The Losail Circuit opened in 2004 and has hosted Moto GP since then, under floodlights that will also be used for the Grand Prix. 

In its statement, F1 said it would confirm the venue for the race in Qatar from 2023 onward at a later date, suggesting a possible change from Losail.

It is the latest sporting coup for gas-rich Qatar, which will host the football World Cup in 2022.

However, the move was criticised by Amnesty International, which called it an attempt by the Gulf state to "sportswash" its image and establish itself as a sporting superpower.

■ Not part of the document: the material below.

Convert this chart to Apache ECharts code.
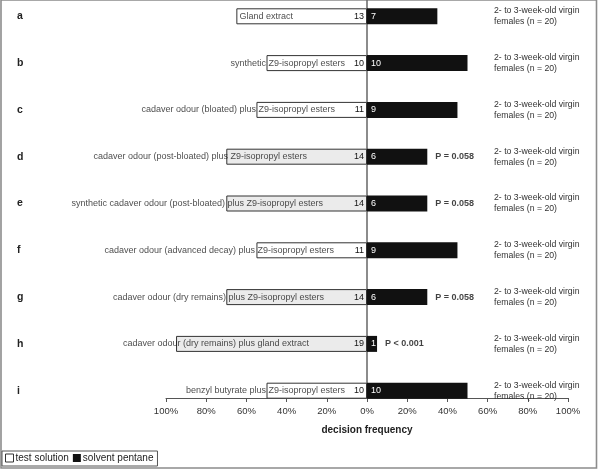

"Qatar's human rights record is extremely troubling - from the country's longstanding mistreatment of migrant workers, to its curbs on free speech and its criminalisation of same-sex relations," said a spokesperson for the human rights organisation, speaking to MailOnline.

"Drivers and their teams should be prepared to speak out about human rights in Qatar in the lead-up to this race, doing their bit to break the spell of sportwashing and image-management."

Speaking before the Bahrain Grand Prix in March, former F1 supremo Bernie Ecclestone told Middle East Eye about the deals he struck to bring the motorsport to the Gulf. 

Referring to F1 and rulers in Abu Dhabi and Bahrain, Ecclestone said: “This is what you wanted to do, to use the brand to promote the country, which is what they wanted to do obviously. It suited us and it suited them.

"You have to pay the price for that. They realised it was cheap anyway for the amount of publicity they got. We all knew exactly what we were doing.”